As I’ve said before; the media coverage in our war against Islamofascism is in direct proportion to our success.
As long as the war raged, New York Times hacks like Paul Krugman and Thomas Friedman, couldn’t stop their frothing diatribes against the military, George Bush, and the mission in Iraq.
The Fifth Column is already revising history, in the New York Times, naturally.
Quietly, as the United States presidential election and its aftermath have dominated the news, America’s three broadcast network news divisions have stopped sending full-time correspondents to Iraq.
“The war has gone on longer than a lot of news organizations’ ability or appetite to cover it,” said Jane Arraf, a former Baghdad bureau chief for CNN who has remained in Iraq as a contract reporter for The Christian Science Monitor.
No. It didn’t produce the outcome they wanted, so they simply stopped covering it.
Now that we’re shifting battlefield focus to Afghanistan the media will follow, just to pick up where they left off with their tirades against the Iraq war.
Joseph Angotti, a former vice president of NBC News, said he could not recall any other time when all three major broadcast networks lacked correspondents in an active war zone that involved United States forces.
Except, of course, in Afghanistan, where about 30,000 Americans are stationed, and where until recently no American television network, broadcast or cable, maintained a full-time bureau.
At the same time that news organizations are trimming in Iraq, the television networks are trying to add newspeople in Afghanistan and Pakistan, with expectations that the Obama administration will focus on the conflict there.
Of course, the Iraq war has evolved and violence in the country has subsided. At the same time, President-elect Barack Obama and senior military strategists generally agree that tensions have risen in Afghanistan, leading to more violence and unrest.
In short, the story, certainly on television, is shifting to Afghanistan.
……ABC, CBS and NBC declined to speak on the record about their news coverage decisions. But representatives for the networks emphasized that they would continue to cover the war and said the staff adjustments reflected the evolution of the conflict in Iraq from a story primarily about violence to one about reconstruction and politics.
Don’t expect them to be as fastidious about the recontruction and evolving democratic political process as they were about bad-mouthing the war effort.
The staff cuts appear to be the latest evidence of budget pressures at the networks. And those pressures are not unique to television: many newspapers and magazines have also curtailed their presence in Baghdad. As a consequence, the war is gradually fading from television screens, newspapers and, some worry, the consciousness of the American public.
Of course, the picture they planted in the consciousness of the American public was not one of brave sacrifice and justified retaliation against the region of the world which produced the 9/11 atrocity.

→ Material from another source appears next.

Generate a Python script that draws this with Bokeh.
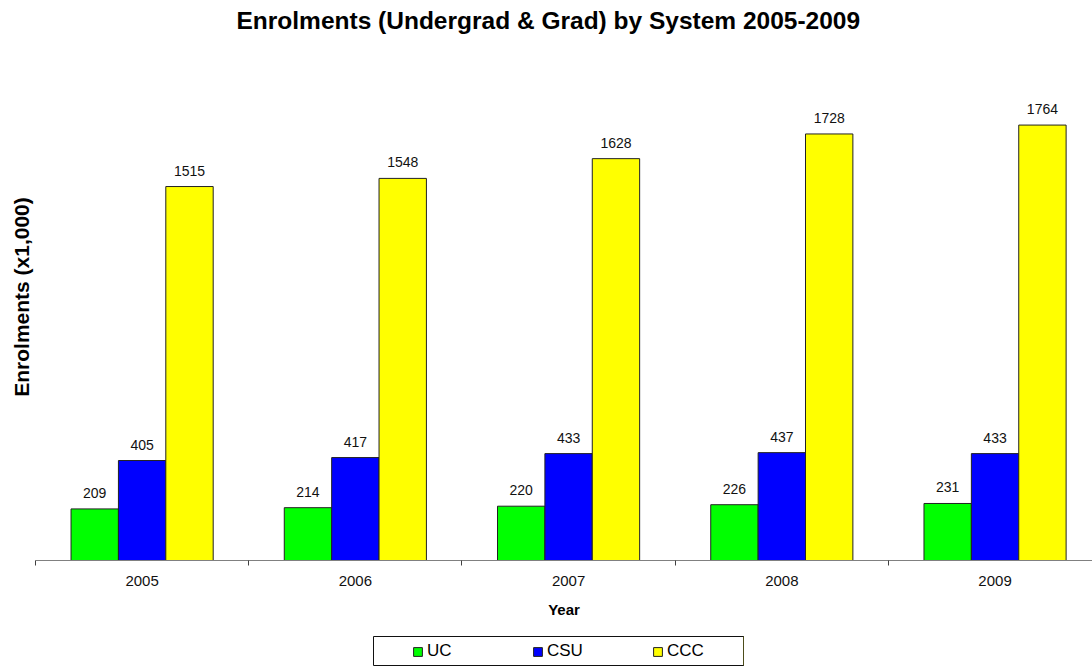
from bokeh.plotting import figure
from bokeh.models import (ColumnDataSource, Range1d, FixedTicker, LabelSet,
                          Legend, LegendItem, Spacer)
from bokeh.layouts import column, row
from bokeh.core.properties import value
from bokeh.transform import dodge
from bokeh.embed import file_html
from bokeh.resources import INLINE

years = ["2005", "2006", "2007", "2008", "2009"]
uc = [209, 214, 220, 226, 231]
csu = [405, 417, 433, 437, 433]
ccc = [1515, 1548, 1628, 1728, 1764]
series_names = ["UC", "CSU", "CCC"]
series_colors = ["#00FF00", "#0000FF", "#FFFF00"]
title_text = "Enrolments (Undergrad & Grad) by System 2005-2009"
x_title = "Year"
y_title = "Enrolments (x1,000)"

FONT = "Liberation Sans"
centers = [i + 0.5 for i in range(len(years))]
bar_w = 0.2222

src = ColumnDataSource(dict(x=centers, years=years, UC=uc, CSU=csu, CCC=ccc,
                            UC_t=[str(v) for v in uc],
                            CSU_t=[str(v) for v in csu],
                            CCC_t=[str(v) for v in ccc]))

p = figure(width=1092, height=635, output_backend="svg", toolbar_location=None,
           x_range=Range1d(0, 4.957), y_range=Range1d(0, 2135),
           min_border_left=35, min_border_right=0, min_border_top=33,
           min_border_bottom=75)
p.background_fill_color = "white"
p.border_fill_color = "white"
p.outline_line_color = None
p.grid.visible = False

p.title.text = title_text
p.title.text_font = FONT
p.title.text_font_size = "24.5px"
p.title.text_font_style = "bold"
p.title.text_color = "black"
p.title.align = "left"
p.title.offset = 201
p.title.standoff = 0

offsets = [-bar_w, 0.0, bar_w]
for name, col, off in zip(series_names, series_colors, offsets):
    p.vbar(x=dodge("x", off, range=p.x_range), top=name, width=bar_w,
           source=src, fill_color=col, line_color="#222222", line_width=1)
    p.add_layout(LabelSet(x=dodge("x", off, range=p.x_range), y=name, text=name + "_t",
                          source=src, text_align="center", text_baseline="alphabetic",
                          y_offset=11, text_font=value(FONT), text_font_size="14px",
                          text_color="#111111"))

# x axis
xa = p.xaxis[0]
xa.ticker = FixedTicker(ticks=centers, minor_ticks=list(range(len(years) + 1)))
xa.major_label_overrides = {c: y for c, y in zip(centers, years)}
xa.major_tick_out = 0
xa.major_tick_in = 0
xa.minor_tick_out = 5
xa.minor_tick_in = 0
xa.axis_line_color = "#808080"
xa.minor_tick_line_color = "#404040"
xa.major_label_standoff = 10
xa.major_label_text_font = FONT
xa.major_label_text_font_size = "15px"
xa.major_label_text_color = "#111111"
xa.axis_label = x_title
xa.axis_label_text_font = FONT
xa.axis_label_text_font_size = "15px"
xa.axis_label_text_font_style = "bold"
xa.axis_label_text_color = "black"
xa.axis_label_standoff = 12

# y axis (title only)
ya = p.yaxis[0]
ya.ticker = FixedTicker(ticks=[])
ya.axis_line_color = None
ya.major_tick_out = 0
ya.major_tick_in = 0
ya.minor_tick_out = 0
ya.minor_tick_in = 0
ya.major_label_standoff = 0
ya.axis_label = y_title
ya.axis_label_text_font = FONT
ya.axis_label_text_font_size = "21px"
ya.axis_label_text_font_style = "bold"
ya.axis_label_text_color = "black"
ya.axis_label_standoff = 3

# legend in its own small boxed figure below the chart; the series renderers
# here use the same data but lie outside this little figure's view
leg = figure(width=372, height=31, output_backend="svg", toolbar_location=None,
             x_range=Range1d(-3, -2), y_range=Range1d(0, 1),
             x_axis_location=None, y_axis_location=None,
             min_border_left=1, min_border_right=1, min_border_top=1,
             min_border_bottom=1)
leg.grid.visible = False
leg.outline_line_color = "#111111"
leg.outline_line_width = 1
leg.background_fill_color = "white"
leg.border_fill_color = "white"
proxies = [leg.vbar(x="x", top=name, width=bar_w, source=src,
                    fill_color=c, line_color="#222222")
           for name, c in zip(series_names, series_colors)]
legend = Legend(items=[LegendItem(label=n, renderers=[r]) for n, r in zip(series_names, proxies)],
                orientation="horizontal", location=(39, 4),
                glyph_width=11, glyph_height=11, label_standoff=4,
                label_width=50, label_height=14, spacing=55, padding=0, margin=0,
                label_text_font=FONT, label_text_font_size="17px",
                label_text_color="black", border_line_color=None,
                background_fill_alpha=0)
leg.add_layout(legend, "center")

layout = column(p, row(Spacer(width=372, height=31), leg))
open("out.html", "w").write(file_html(layout, INLINE))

Instead, they did their level damndest to portray us in every horrid context they could muster.
……In the early months of the war, television images out of Iraq were abundant. “But clearly, viewers’ appetite for stories from Iraq waned when it turned from all-out battle into something equally important but more difficult to describe and cover,” Ms. Arraf said. She recalled hearing one of her TV editors say, “I don’t want to see the same old pictures of Soldiers kicking down doors.”
“You can imagine how much more tedious it would be to watch Soldiers running meetings on irrigation,” she said.
What the rag fails to mention is the real underlying reason as to why they’re losing interest; American victory doesn’t suit their agenda.
A picture of American Soldiers kicking in doors to nab bad guys sufficed as long as it could be perverted into “terrorizing innocent women and children”. And those gawd-awful meetings on the progress with Iraq reconstruction are such a a bore.
And the media wonders why we hate them.